Given a test data point [math]x_{i,*}[/math], we can obtain the predictive density function of its output [math]y_{i,*}[/math] given by \begin{align*} p(y_{i,*}) &= \int p(y_{i,*}|f_{i,*}) p_\theta(f_{i,*}|\boldsymbol{u}_i)q(\boldsymbol{u}_i) d\boldsymbol{u}_i df_{i,*}\\ &= \int p(y_{i,*}|f_{i,*}) q_\theta(f_{i,*}) df_{i,*}, \end{align*} where [math]q_\theta(f_{i,*})=\mathcal{N}(f_{i,*}| \mu_{i,*}, \sigma_{i,*}^2)[/math] with known mean and variance \begin{align*} \mu_{i,*} &= \mu_{u_i}^TK_{Z_i}^{-1} k_{Z_kx_i,*}\\ \sigma_{i,*}^2 &= k(x_{i,*}, x_{i,*}) + k_{Z_ix_i,*}^T K_{Z_i}^{-1}[L_{u_i}L_{u_i}^T - K_{Z_i}] K_{Z_i}^{-1} k_{Z_ix_i,*} \end{align*} Note that all the terms in [math]\mu_{i,*}[/math] and [math]\sigma_{i,*}^2[/math] are either already estimated or depend on some estimated parameters.

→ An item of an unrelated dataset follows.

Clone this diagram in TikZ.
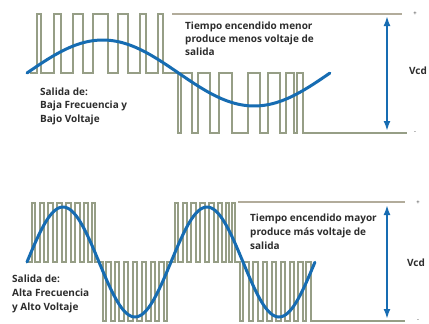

## Detecting Task Boundaries

## Experiments

## Conclusions

## References

[1] Rasmussen, Carl Edward and Williams, Christopher K. I., 2006, Gaussian Processes for Machine Learning, The MIT Press.

[2] Quinonero-Candela, Joaquin and Rasmussen, Carl Edward, 2005, A Unifying View of Sparse Approximate Gaussian Process Regression, Journal of Machine Learning Research, Volume 6, P1939-1959.

[3] Snelson, Edward and Ghahramani, Zoubin, 2006, Sparse Gaussian Processes using Pseudo-inputs, Advances in Neural Information Processing Systems 18, P1257-1264.

[4] Michalis K. Titsias, Variational Learning of Inducing Variables in Sparse Gaussian Processes, 2009, Proceedings of the 12th International Conference on Artificial Intelligence and Statistics, Volume 5, P567-574.

[5] Michalis K. Titsias, Jonathan Schwarz, Alexander G. de G. Matthews, Razvan Pascanu, Yee Whye Teh, 2020, Functional Regularisation for Continual Learning with Gaussian Processes, ArXiv abs/1901.11356.